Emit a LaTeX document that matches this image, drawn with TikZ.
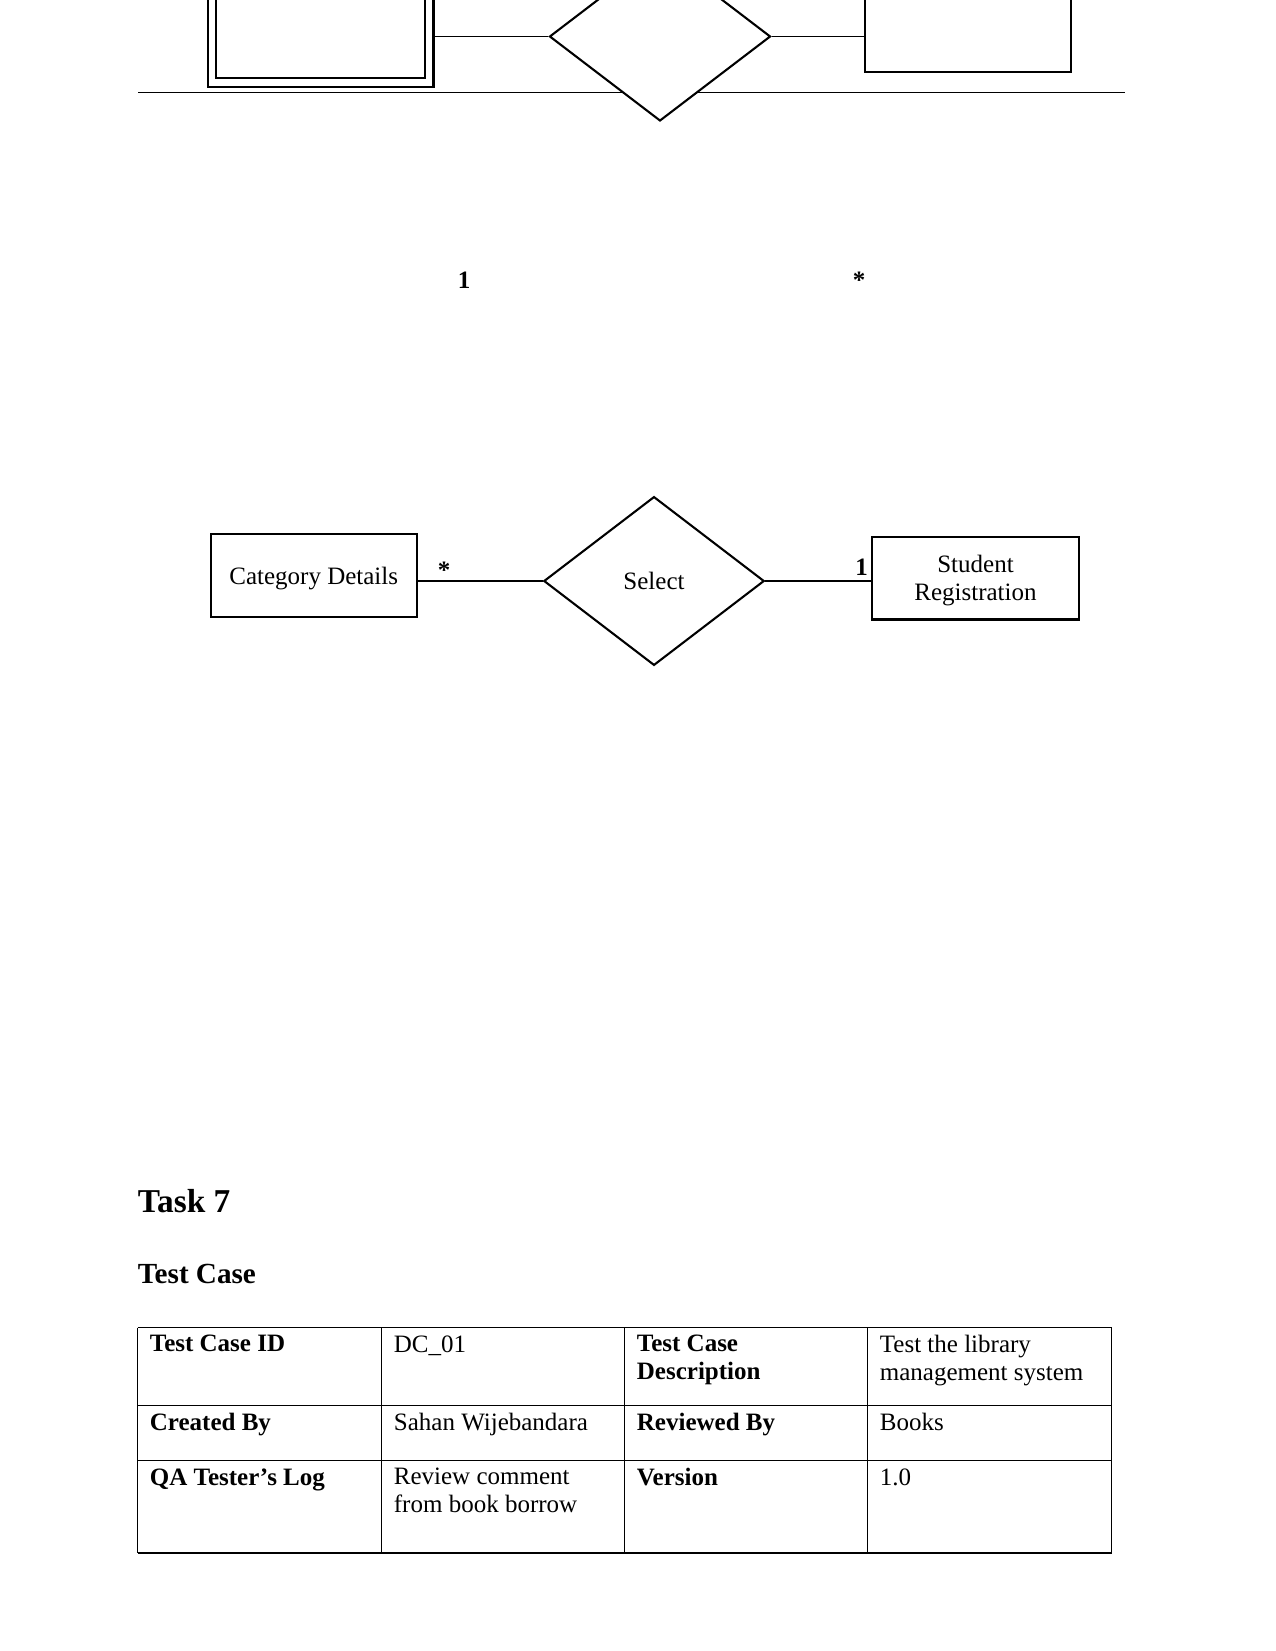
\documentclass[tikz,border=0pt]{standalone}
\usepackage{fontspec}
\setmainfont{Liberation Serif}
\usetikzlibrary{shapes.geometric}

\begin{document}
\begin{tikzpicture}[x=0.48pt, y=-0.48pt,
        entity/.style={draw, line width=1pt, fill=white, minimum width=99pt, minimum height=39.8pt,
            inner sep=0pt, align=center, text depth=0pt, font=\fontsize{12}{13.5}\selectfont},
        relation/.style={draw, diamond, line width=1pt, fill=white, minimum width=105.8pt,
            minimum height=81pt, inner sep=0pt, font=\fontsize{12}{13.5}\selectfont},
        link/.style={line width=0.6pt},
        mult/.style={anchor=base, inner sep=0pt, font=\fontsize{12}{13.5}\selectfont\bfseries},
        cell/.style={anchor=north west, inner sep=0pt, align=left, font=\fontsize{12}{13.3}\selectfont},
        head/.style={cell, font=\fontsize{12}{13.3}\selectfont\bfseries}]
        \clip (0,0) rectangle (1275,1651);

        % Upper diagram, cut by the page edge
        \draw[line width=0.7pt] (138,92.6) -- (1124.5,92.6);
        \node[entity, double, double distance=3.1pt, minimum width=104.2pt, minimum height=44.6pt,
            outer sep=3pt] (topWeak) at (320.7,36) {};
        \node[relation, minimum width=106.1pt, minimum height=81.1pt] (topRel) at (660,36.5) {};
        \node[entity] (topEnt) at (968,31) {};
        \draw[link] (topWeak.east |- topRel.west) -- (topRel.west);
        \draw[link] (topRel.east) -- (topEnt.west |- topRel.east);

        \node[mult] (topOne) at (464,288) {1};
        \node[mult] (topMany) at (859,289) {*};

        % Select relationship
        \node[entity] (cat) at (313.7,575.4) {Category Details};
        \node[relation] (sel) at (654,581) {Select};
        \node[entity] (stud) at (975.5,578) {Student\\Registration};
        \draw[link] (cat.east |- sel.west) -- (sel.west);
        \draw[link] (sel.east) -- (stud.west |- sel.east);
        \node[mult] (catMany) at (444,578.5) {*};
        \node[mult] (studOne) at (861.7,575) {1};

        % Headings
        \node[anchor=base west, inner sep=0pt, font=\fontsize{16}{18}\selectfont\bfseries] (task) at (137.5,1212) {Task 7};
        \node[anchor=base west, inner sep=0pt, font=\fontsize{14}{16}\selectfont\bfseries] (tcase) at (137.5,1283.3) {Test Case};

        % Test case table
        \foreach \x in {137.5,381.3,624.3,867.5,1111.7}
            \draw[line width=0.6pt] (\x,1327.6) -- (\x,1552.9);
        \foreach \y in {1327.6,1405.5,1460.2,1552.9}
            \draw[line width=0.6pt] (137.5,\y) -- (1111.7,\y);

        \node[head] (idH) at (149.5,1335) {Test Case ID};
        \node[cell] (idV) at (393.5,1335) {DC\_01};
        \node[head] (descH) at (636.5,1335) {Test Case\\Description};
        \node[cell] (descV) at (879.5,1335) {Test the library\\management system};
        \node[head] (byH) at (149.5,1413) {Created By};
        \node[cell] (byV) at (393.5,1413) {Sahan Wijebandara};
        \node[head] (revH) at (636.5,1413) {Reviewed By};
        \node[cell] (revV) at (879.5,1413) {Books};
        \node[head] (logH) at (149.5,1468) {QA Tester’s Log};
        \node[cell] (logV) at (393.5,1468) {Review comment\\from book borrow};
        \node[head] (verH) at (636.5,1468) {Version};
        \node[cell] (verV) at (879.5,1468) {1.0};
    \end{tikzpicture}
\end{document}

##########

→ Stated goal:
Copy nothing but the lines from the top of the material through the line holding "(topMany) at (859,289)", exactly as written; omit pictures.

→ Exercise response:
Emit a LaTeX document that matches this image, drawn with TikZ.
\documentclass[tikz,border=0pt]{standalone}
\usepackage{fontspec}
\setmainfont{Liberation Serif}
\usetikzlibrary{shapes.geometric}

\begin{document}
\begin{tikzpicture}[x=0.48pt, y=-0.48pt,
        entity/.style={draw, line width=1pt, fill=white, minimum width=99pt, minimum height=39.8pt,
            inner sep=0pt, align=center, text depth=0pt, font=\fontsize{12}{13.5}\selectfont},
        relation/.style={draw, diamond, line width=1pt, fill=white, minimum width=105.8pt,
            minimum height=81pt, inner sep=0pt, font=\fontsize{12}{13.5}\selectfont},
        link/.style={line width=0.6pt},
        mult/.style={anchor=base, inner sep=0pt, font=\fontsize{12}{13.5}\selectfont\bfseries},
        cell/.style={anchor=north west, inner sep=0pt, align=left, font=\fontsize{12}{13.3}\selectfont},
        head/.style={cell, font=\fontsize{12}{13.3}\selectfont\bfseries}]
        \clip (0,0) rectangle (1275,1651);

        % Upper diagram, cut by the page edge
        \draw[line width=0.7pt] (138,92.6) -- (1124.5,92.6);
        \node[entity, double, double distance=3.1pt, minimum width=104.2pt, minimum height=44.6pt,
            outer sep=3pt] (topWeak) at (320.7,36) {};
        \node[relation, minimum width=106.1pt, minimum height=81.1pt] (topRel) at (660,36.5) {};
        \node[entity] (topEnt) at (968,31) {};
        \draw[link] (topWeak.east |- topRel.west) -- (topRel.west);
        \draw[link] (topRel.east) -- (topEnt.west |- topRel.east);

        \node[mult] (topOne) at (464,288) {1};
        \node[mult] (topMany) at (859,289) {*};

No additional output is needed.